Pick out the lines in the listing below that contain the word "React" and copy them.

__Given information__:
..........
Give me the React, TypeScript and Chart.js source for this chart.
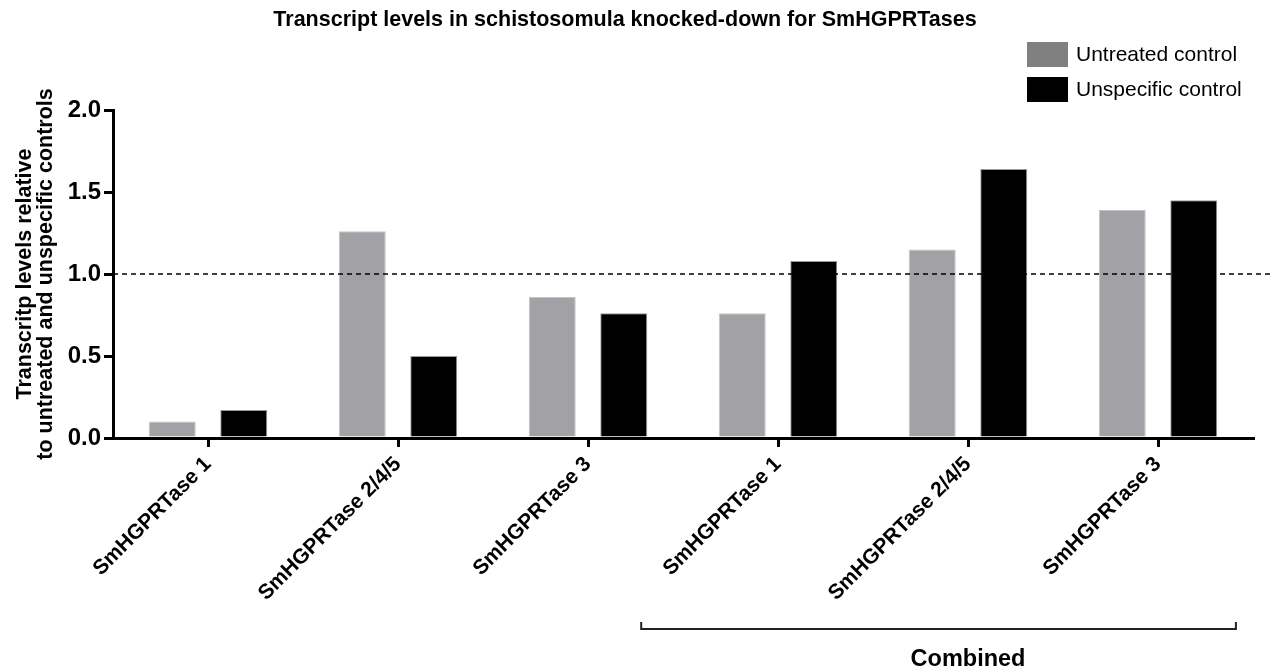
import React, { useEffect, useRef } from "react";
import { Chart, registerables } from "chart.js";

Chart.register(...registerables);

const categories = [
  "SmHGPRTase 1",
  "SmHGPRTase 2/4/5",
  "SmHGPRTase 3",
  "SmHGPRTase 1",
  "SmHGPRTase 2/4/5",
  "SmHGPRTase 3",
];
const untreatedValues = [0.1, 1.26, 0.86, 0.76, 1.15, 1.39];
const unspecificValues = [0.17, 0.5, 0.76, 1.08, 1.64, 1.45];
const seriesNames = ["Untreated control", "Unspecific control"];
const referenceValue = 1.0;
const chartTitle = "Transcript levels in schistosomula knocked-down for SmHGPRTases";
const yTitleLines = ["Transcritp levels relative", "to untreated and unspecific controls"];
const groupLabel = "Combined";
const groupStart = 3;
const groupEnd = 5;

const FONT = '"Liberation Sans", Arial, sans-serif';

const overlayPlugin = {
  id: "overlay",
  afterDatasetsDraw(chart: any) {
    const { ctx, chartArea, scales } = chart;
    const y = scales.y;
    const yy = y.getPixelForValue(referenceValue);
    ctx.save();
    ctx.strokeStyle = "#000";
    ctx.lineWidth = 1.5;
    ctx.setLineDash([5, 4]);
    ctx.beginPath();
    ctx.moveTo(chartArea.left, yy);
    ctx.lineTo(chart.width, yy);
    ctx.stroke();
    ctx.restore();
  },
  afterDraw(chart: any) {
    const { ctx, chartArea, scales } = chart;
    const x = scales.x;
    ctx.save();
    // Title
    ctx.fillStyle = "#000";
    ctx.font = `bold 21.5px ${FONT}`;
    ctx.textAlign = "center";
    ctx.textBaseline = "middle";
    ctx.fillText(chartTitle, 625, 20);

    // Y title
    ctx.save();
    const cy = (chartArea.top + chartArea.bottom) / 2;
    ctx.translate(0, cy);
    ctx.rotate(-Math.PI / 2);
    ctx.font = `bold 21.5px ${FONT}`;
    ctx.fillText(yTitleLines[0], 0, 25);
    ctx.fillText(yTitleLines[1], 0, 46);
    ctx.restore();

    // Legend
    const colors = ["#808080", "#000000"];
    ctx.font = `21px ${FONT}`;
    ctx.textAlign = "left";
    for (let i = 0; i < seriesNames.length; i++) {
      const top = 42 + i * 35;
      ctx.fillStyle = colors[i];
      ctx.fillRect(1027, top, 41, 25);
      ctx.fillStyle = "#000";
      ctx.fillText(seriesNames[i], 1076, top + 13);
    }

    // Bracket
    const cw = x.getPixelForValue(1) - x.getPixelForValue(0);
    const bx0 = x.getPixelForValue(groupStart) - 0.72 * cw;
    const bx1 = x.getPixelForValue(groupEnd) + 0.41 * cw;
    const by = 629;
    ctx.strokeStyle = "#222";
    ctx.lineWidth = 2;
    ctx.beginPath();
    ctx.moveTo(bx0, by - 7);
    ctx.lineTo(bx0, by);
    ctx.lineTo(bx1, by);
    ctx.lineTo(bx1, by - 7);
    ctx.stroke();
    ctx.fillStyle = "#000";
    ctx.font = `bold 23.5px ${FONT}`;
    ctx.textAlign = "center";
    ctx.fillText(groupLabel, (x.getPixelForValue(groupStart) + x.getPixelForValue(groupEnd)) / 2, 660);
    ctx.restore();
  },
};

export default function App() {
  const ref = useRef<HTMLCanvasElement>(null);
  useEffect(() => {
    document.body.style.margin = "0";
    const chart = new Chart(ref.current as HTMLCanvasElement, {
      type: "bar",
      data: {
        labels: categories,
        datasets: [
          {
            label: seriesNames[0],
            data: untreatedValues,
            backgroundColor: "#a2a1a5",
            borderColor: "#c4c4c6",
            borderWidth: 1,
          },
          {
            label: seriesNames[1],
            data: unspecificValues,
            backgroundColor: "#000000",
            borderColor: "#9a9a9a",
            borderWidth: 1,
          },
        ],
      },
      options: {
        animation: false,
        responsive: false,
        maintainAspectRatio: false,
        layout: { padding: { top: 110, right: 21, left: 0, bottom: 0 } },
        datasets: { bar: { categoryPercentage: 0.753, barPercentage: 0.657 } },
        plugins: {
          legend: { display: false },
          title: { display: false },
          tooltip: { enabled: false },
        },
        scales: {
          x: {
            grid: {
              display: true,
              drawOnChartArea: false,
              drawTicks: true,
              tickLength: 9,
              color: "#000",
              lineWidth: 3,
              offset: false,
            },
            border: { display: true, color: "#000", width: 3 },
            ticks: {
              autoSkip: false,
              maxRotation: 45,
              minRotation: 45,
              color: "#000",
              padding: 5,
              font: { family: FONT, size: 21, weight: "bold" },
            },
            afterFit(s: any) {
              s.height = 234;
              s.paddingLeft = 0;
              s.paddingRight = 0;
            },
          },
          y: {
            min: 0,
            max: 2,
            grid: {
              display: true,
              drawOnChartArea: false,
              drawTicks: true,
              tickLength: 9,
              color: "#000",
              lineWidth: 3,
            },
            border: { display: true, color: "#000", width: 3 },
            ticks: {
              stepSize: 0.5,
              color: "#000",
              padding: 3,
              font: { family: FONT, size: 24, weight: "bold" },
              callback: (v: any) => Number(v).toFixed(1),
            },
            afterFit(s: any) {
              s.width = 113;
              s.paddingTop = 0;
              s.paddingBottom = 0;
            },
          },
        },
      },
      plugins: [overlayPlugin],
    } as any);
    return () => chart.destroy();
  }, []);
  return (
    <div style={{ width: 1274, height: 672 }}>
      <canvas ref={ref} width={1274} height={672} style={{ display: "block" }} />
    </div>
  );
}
..........
__Complete response__:
Give me the React, TypeScript and Chart.js source for this chart.
import React, { useEffect, useRef } from "react";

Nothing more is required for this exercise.